Jum'at, 18/10/2024 15:49 WIB

Sejarah dan Asal-Usul Aksara Bali yang Tak Lekang Zaman

Alfabet Bali atau yang dikenal sebagai Aksara Bali, merupakan salah satu bentuk sistem penulisan tradisional yang berkembang di Pulau Bali

Balimemo dalam penulisan aksara Bali (Foto: Ist)

Balimemo.com - Alfabet Bali atau yang dikenal sebagai Aksara Bali, merupakan salah satu bentuk sistem penulisan tradisional yang berkembang di Pulau Bali. Aksara ini digunakan untuk menulis bahasa Bali, bahasa Kawi (bahasa Jawa kuno), serta beberapa teks sakral berbahasa Sansekerta.

Walaupun dikepung digitalisasi dan maraknya penggunaan alfabet Latin, aksara ini masih digunakan dalam konteks budaya dan agama. Seperti dalam penulisan lontar (manuskrip kuno), prasasti, serta dekorasi upacara keagamaan.

Aksara Bali berasal dari aksara Brahmi, yang kemudian berkembang menjadi aksara Pallawa dari India Selatan pada abad ke-8. Aksara ini kemudian mengalami perkembangan menjadi berbagai aksara lokal di Asia Tenggara, termasuk aksara Bali dan Jawa.

Alfabet Bali diperkirakan mulai terbentuk sekitar abad ke-10 hingga ke-12, bersamaan dengan berkembangnya agama Hindu di pulau ini. Keterkaitan antara aksara Bali dan aksara Jawa Kuno masih terlihat hingga kini, walaupun ada sejumlah perbedaan dalam penggunaannya.

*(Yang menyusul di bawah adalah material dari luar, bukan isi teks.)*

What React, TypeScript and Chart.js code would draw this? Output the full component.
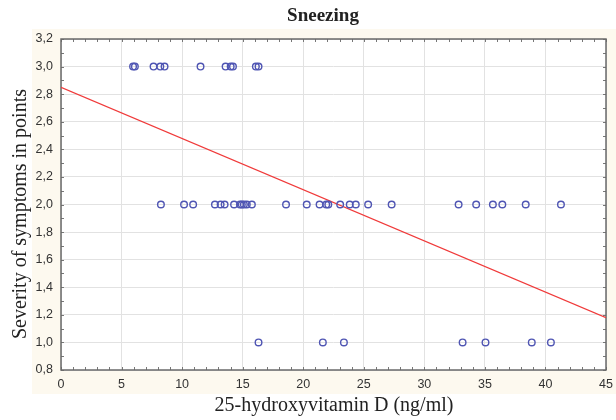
import React, { useEffect, useRef } from "react";
import { Chart, registerables } from "chart.js";

Chart.register(...registerables);

const chartTitle = "Sneezing";
const xTitle = "25-hydroxyvitamin D (ng/ml)";
const yTitle = "Severity of symptoms in points";

// Observed vitamin D values grouped by symptom score
const xAtScore3 = [5.95, 6.1, 7.64, 8.2, 8.55, 11.52, 13.59, 14.01, 14.2, 16.09, 16.31];
const xAtScore2 = [8.25, 10.16, 10.91, 12.71, 13.18, 13.51, 14.29, 14.78, 14.93, 15.1, 15.34, 15.76, 18.58, 20.29, 21.35, 21.9, 22.07, 23.05, 23.84, 24.34, 25.36, 27.3, 32.83, 34.28, 35.66, 36.44, 38.37, 41.28];
const xAtScore1 = [16.31, 21.62, 23.36, 33.16, 35.05, 38.87, 40.45];

// Regression line end points
const fitX = [0, 45];
const fitY = [2.85, 1.18];

const xMin = 0, xMax = 45, xStep = 5;
const yMin = 0.8, yMax = 3.2, yStep = 0.2;

const frame = {
  id: "frame",
  beforeDraw(chart: any) {
    const { ctx, chartArea: a } = chart;
    ctx.save();
    ctx.fillStyle = "#fdf9ef";
    ctx.fillRect(32, 29, 584, 365);
    ctx.fillStyle = "#ffffff";
    ctx.fillRect(a.left, a.top, a.right - a.left, a.bottom - a.top);
    ctx.restore();
  },
  beforeDatasetsDraw(chart: any) {
    const { ctx, chartArea: a, scales } = chart;
    const xs = scales.x, ys = scales.y;
    ctx.save();
    ctx.strokeStyle = "#777777";
    ctx.lineWidth = 1;
    ctx.beginPath();
    for (let v = xMin; v <= xMax; v += 1) {
      const px = Math.round(xs.getPixelForValue(v)) + 0.5;
      ctx.moveTo(px, a.bottom); ctx.lineTo(px, a.bottom - 3);
      ctx.moveTo(px, a.top); ctx.lineTo(px, a.top + 3);
    }
    for (let i = 0; i <= 24; i++) {
      const v = yMin + i * 0.1;
      const py = Math.round(ys.getPixelForValue(v)) + 0.5;
      ctx.moveTo(a.left, py); ctx.lineTo(a.left + 3, py);
      ctx.moveTo(a.right, py); ctx.lineTo(a.right - 3, py);
    }
    ctx.stroke();
    ctx.strokeStyle = "#6a6a6a";
    ctx.lineWidth = 1.5;
    ctx.strokeRect(a.left, a.top, a.right - a.left, a.bottom - a.top);
    ctx.restore();
  },
  afterDraw(chart: any) {
    const { ctx } = chart;
    ctx.save();
    ctx.fillStyle = "#222222";
    ctx.textAlign = "center";
    ctx.textBaseline = "middle";
    ctx.font = "bold 19px 'Liberation Serif', serif";
    ctx.fillText(chartTitle, 323, 16);
    ctx.font = "20px 'Liberation Serif', serif";
    ctx.fillText(xTitle, 334, 406);
    ctx.translate(21, 214);
    ctx.rotate(-Math.PI / 2);
    ctx.fillText(yTitle, 0, 0);
    ctx.restore();
  },
};

const toPts = (xs: number[], y: number) => xs.map((x) => ({ x, y }));

export default function App() {
  const ref = useRef<HTMLCanvasElement>(null);
  useEffect(() => {
    const pointStyle = {
      type: "scatter" as const,
      pointRadius: 3.3,
      pointBorderWidth: 1.4,
      pointBorderColor: "#4f55b3",
      pointBackgroundColor: "rgba(0,0,0,0)",
      showLine: false,
    };
    const chart = new Chart(ref.current!, {
      type: "scatter",
      data: {
        datasets: [
          { ...pointStyle, label: "score 3", data: toPts(xAtScore3, 3) },
          { ...pointStyle, label: "score 2", data: toPts(xAtScore2, 2) },
          { ...pointStyle, label: "score 1", data: toPts(xAtScore1, 1) },
          {
            type: "line",
            label: "fit",
            data: fitX.map((x, i) => ({ x, y: fitY[i] })),
            borderColor: "#f03a3a",
            borderWidth: 1.2,
            pointRadius: 0,
            showLine: true,
            fill: false,
          } as any,
        ],
      },
      options: {
        animation: false,
        responsive: false,
        maintainAspectRatio: false,
        layout: { padding: { top: 39, right: 10, left: 0, bottom: 0 } },
        plugins: { legend: { display: false }, tooltip: { enabled: false }, title: { display: false } },
        scales: {
          x: {
            type: "linear",
            min: xMin,
            max: xMax,
            ticks: {
              stepSize: xStep,
              padding: 7,
              color: "#333333",
              font: { family: "'Liberation Sans', Arial, sans-serif", size: 12.5 },
            },
            grid: { color: "#e2e2e2", drawTicks: false, lineWidth: 1 },
            border: { display: false },
            afterFit: (s: any) => { s.height = 50; s.paddingRight = 0; s.paddingLeft = 0; },
          },
          y: {
            type: "linear",
            min: yMin,
            max: yMax,
            ticks: {
              stepSize: yStep,
              padding: 8,
              color: "#333333",
              font: { family: "'Liberation Sans', Arial, sans-serif", size: 12.5 },
              callback: (v: any) => Number(v).toFixed(1).replace(".", ","),
            },
            grid: { color: "#e2e2e2", drawTicks: false, lineWidth: 1 },
            border: { display: false },
            afterFit: (s: any) => { s.width = 61; s.paddingTop = 0; s.paddingBottom = 0; },
          },
        },
      },
      plugins: [frame],
    });
    return () => chart.destroy();
  }, []);
  return (
    <div style={{ position: "fixed", left: 0, top: 0, width: 616, height: 420, background: "#ffffff" }}>
      <canvas ref={ref} width={616} height={420} style={{ width: 616, height: 420 }} />
    </div>
  );
}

Alfabet Bali termasuk dalam sistem aksara abugida, yang berarti bahwa setiap karakter dasarnya mewakili konsonan yang disertai bunyi vokal tertentu (biasanya vokal "a"). Vokal lainnya ditandai melalui penambahan tanda diakritik di atas atau di bawah karakter konsonan.

Terdapat 47 huruf dasar dalam alfabet Bali yang terdiri dari 14 huruf vokal dan 33 huruf konsonan. Selain huruf-huruf dasar, aksara Bali juga memiliki berbagai tanda baca serta angka yang unik.

Aksara Bali juga memiliki fungsi penting dalam penulisan teks-teks religius dan sastra. Naskah kuno seperti kakawin (puisi epik), teks lontar yang berisi ajaran agama, pengobatan tradisional, atau ilmu pengetahuan kuno ditulis menggunakan aksara Bali. Hingga kini, aksara ini masih ditemukan dalam konteks ritual keagamaan, seperti dalam daksina (sesaji) dan dekorasi upacara adat.

Penggunaan aksara Bali juga dipertahankan di lingkungan formal, seperti dalam nama jalan atau bangunan pemerintah di Bali. Hal ini berfungsi sebagai bentuk pelestarian budaya serta menunjukkan identitas masyarakat Bali.

Meski aksara Bali memiliki banyak kesamaan dengan aksara-aksara lain di Nusantara, seperti aksara Jawa, aksara Lontara dari Sulawesi Selatan, atau aksara Rejang dari Sumatra, ada beberapa perbedaan penting.

Pertama, penanda vokal. Salah satu ciri khas alfabet Bali adalah adanya tanda diakritik yang digunakan untuk merubah bunyi vokal dari huruf konsonan dasar. Sistem ini juga ada pada aksara Jawa, namun bentuk diakritik pada aksara Bali lebih khas dan unik.

Kedua, konsonan final (Gantungan dan Pangangge). Dalam aksara Bali, untuk menulis konsonan yang tidak diikuti oleh vokal (konsonan akhir), digunakan tanda khusus yang disebut gantungan atau pangangge.

Ketiga, penggunaan dalam agama. Berbeda dengan aksara Lontara yang lebih banyak digunakan dalam penulisan bahasa Makassar dan Bugis, aksara Bali berperan penting dalam konteks agama Hindu. Penggunaan aksara ini dalam upacara keagamaan, tulisan pada pura, atau kalender Bali menjadi ciri khas utamanya.

Walaupun peran alfabet Bali semakin tergerus oleh alfabet Latin dalam kehidupan sehari-hari, berbagai upaya telah dilakukan untuk melestarikan aksara ini. Pemerintah daerah Bali telah memperkenalkan aksara Bali dalam kurikulum pendidikan di sekolah-sekolah.

Selain itu, teknologi modern juga turut membantu pelestarian aksara ini, seperti dalam bentuk font komputer, aplikasi keyboard aksara Bali, dan konten digital yang mempermudah generasi muda untuk mempelajari dan menggunakannya.